In this excerice you will read images from a file and display them. This exercise is primarily meant as a test to check if your system is correctly set up to complete the course. It is also meant as an introduction to the OpenCV documentation, which you will visit frequently in your work in the perception group. Use the provided resources to complete all TODOs in exercise_1.py. When finished, run your program in any of the following ways:
- clicking the green arrow in the top-right corner.
- hitting Ctrl+F5 on your keyboard.
- running
python3 exercise_1.pyin the terminal.
When attempting to run your program for the first time you might get the warning Authorization required, but no authorization protocol specified, followed by the error Can't initialize GTK backend in function 'cvInitSystem'. This is because processes created inside the container are not authorized to communicate with your windowing system. Disable access control to your windowing system by running xhost + in any terminal (outside of the container). Access control can be re-enabled by at any time by running xhost -, .
In this exercise you will convert color images to grayscale and write the result to a file. OpenCV does, of course, have built-in functions for color space conversions, but you will implement your own. The easiest way to convert a color image to grayscale is to compute the average of the three channels for each pixel in the image. This is the same as computing the weighted sum of the three channels, where the weights are all equal to 1/3.
Try converting an image to grayscale using the above method. You may notice that the result doesn't look quite right. This is because to our eyes, not all colours contribute equally to the perceived brightness of a scene. The color green contributes the most, followed by red, followed by blue. This phenomenon is known as perceptual luminance. To account for perceptual luminance when converting an image to grayscale, we can compute the weighted sum of the three channels using different weights for each channel. Research shows that the color red contributes about 0.2126 of the brightness, green contributes about 0.7152 and blue contributes about 0.0722.
Again, try converting an image to grayscale using the above method. Thats a lot better, but the result still doesn't look quite right. This is because images are compressed in a way that exploits the non-linear relationship between luminosity and perceived luminance. This technique is known as gamma compression. To properly account for gamma compression, we would need to compute a non-linear function the three channels for each pixel in the image. This is computationally inefficient, so instead we use a linear approximation of the non-linear function. Using this linear approximation the color red contributes about 0.299 of the brightness, green contributes about 0.587 and blue contributes about 0.114.
- Implement a function with two arguments, a three-channel image and a tuple of three floating point numbers. The function should return a single channel image where each pixel is the weighted sum of the values of the corresponding pixel in the three-channel image. The weights should be the values in the tuple.
In this exercise you will apply what you have learned about reading, manipulating and writing images to create a program for automatically creating profile pictures. To accomplish this, you will use a Haar feature-based cascade classifier. The cascade classifier is already implemented in OpenCV's object detection module, but you need to supply an XML-file with the parameters of the classifier.

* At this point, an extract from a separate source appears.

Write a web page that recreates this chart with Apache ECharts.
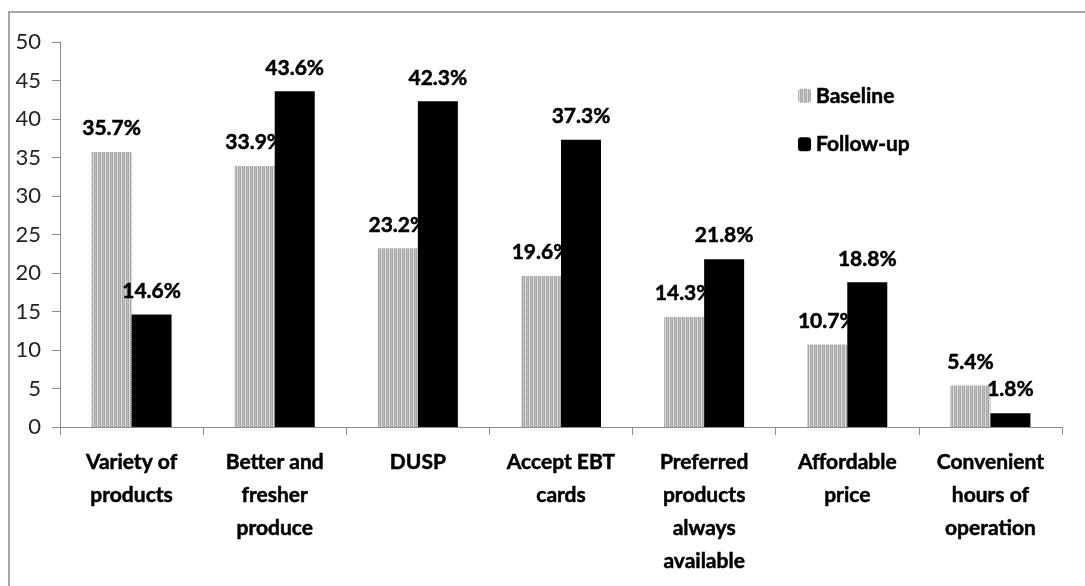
<!DOCTYPE html>
<html>
<head>
<meta charset="utf-8">
<script src="https://cdn.jsdelivr.net/npm/echarts@6/dist/echarts.min.js"></script>
<style>
  html, body { margin: 0; padding: 0; background: #fff; }
  #chart { width: 1085px; height: 586px; }
</style>
</head>
<body>
<div id="chart"></div>
<script>
const categories = [
  "Variety of\nproducts",
  "Better and\nfresher\nproduce",
  "DUSP",
  "Accept EBT\ncards",
  "Preferred\nproducts\nalways\navailable",
  "Affordable\nprice",
  "Convenient\nhours of\noperation"
];
const baseline = [35.7, 33.9, 23.2, 19.6, 14.3, 10.7, 5.4];
const followUp = [14.6, 43.6, 42.3, 37.3, 21.8, 18.8, 1.8];
const yTicks = { min: 0, max: 50, interval: 5 };

// dotted grey texture for the baseline bars
function makePattern() {
  const c = document.createElement("canvas");
  c.width = 4; c.height = 2;
  const ctx = c.getContext("2d");
  ctx.fillStyle = "#bdbdbd";
  ctx.fillRect(0, 0, 4, 2);
  ctx.fillStyle = "#939393";
  ctx.fillRect(0, 0, 1, 1);
  ctx.fillRect(2, 1, 1, 1);
  ctx.fillStyle = "#dedede";
  ctx.fillRect(1, 0, 1, 2);
  return c;
}
const pattern = { image: makePattern(), repeat: "repeat" };

const font = "Lato, 'Open Sans', sans-serif";
const heavy = { textBorderColor: "#000", textBorderWidth: 0.5 };
const labelStyle = {
  show: true,
  position: "top",
  distance: 13,
  formatter: p => p.value.toFixed(1) + "%",
  fontFamily: font,
  fontWeight: "bold",
  fontSize: 21,
  color: "#000",
  ...heavy
};

const chart = echarts.init(document.getElementById("chart"));
chart.setOption({
  animation: false,
  backgroundColor: "#fff",
  graphic: [{
    type: "rect",
    shape: { x: 9, y: 12, width: 1100, height: 600 },
    style: { fill: "none", stroke: "#a6a6a6", lineWidth: 2 },
    silent: true
  }],
  grid: { left: 60, right: 23, top: 42, bottom: 159 },
  legend: {
    orient: "vertical",
    left: 793,
    top: 80,
    itemWidth: 13,
    itemHeight: 14,
    itemGap: 27,
    textStyle: { fontFamily: font, fontWeight: "bold", fontSize: 21, color: "#000", ...heavy },
    data: ["Baseline", "Follow-up"]
  },
  xAxis: {
    type: "category",
    data: categories,
    axisLine: { lineStyle: { color: "#8c8c8c", width: 1 } },
    axisTick: { show: true, length: 8, lineStyle: { color: "#8c8c8c" } },
    axisLabel: {
      interval: 0,
      margin: 19,
      lineHeight: 33,
      fontFamily: font,
      fontWeight: "bold",
      fontSize: 21,
      color: "#000",
      ...heavy
    }
  },
  yAxis: {
    type: "value",
    min: yTicks.min,
    max: yTicks.max,
    interval: yTicks.interval,
    splitLine: { show: false },
    axisLine: { show: true, lineStyle: { color: "#8c8c8c" } },
    axisTick: { show: true, length: 8, lineStyle: { color: "#8c8c8c" } },
    axisLabel: {
      margin: 19,
      fontFamily: font,
      fontSize: 22,
      color: "#222"
    }
  },
  series: [
    {
      name: "Baseline",
      type: "bar",
      data: baseline,
      barWidth: 40,
      barGap: "0%",
      itemStyle: { color: pattern },
      label: labelStyle
    },
    {
      name: "Follow-up",
      type: "bar",
      data: followUp,
      barWidth: 40,
      itemStyle: { color: "#000" },
      label: labelStyle
    }
  ]
});
</script>
</body>
</html>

When given an image, the program should detect all faces contained in it. For each face, it should crop out a square region of the image containing the face (including an appropriate margin) and write it to a file. Both the input and the outputs are color images. Use the provided resources to complete the program according to the above specification.
-
Try printing the
cascade_paths-variable to see the list of included XML-files. Select an appropriate XML-file and tweak the arguments of the classifier until most of the faces in provided images are detected, while no false detections are returned. -
The Haar feature-based cascade classifier is a compononent in the Viola–Jones object detection framework, which is used for facial recognition in digital cameras, among other applications. For those interested in how the classifier works, the provided resource contains a short description, and includes a link to the original paper describing the classifier.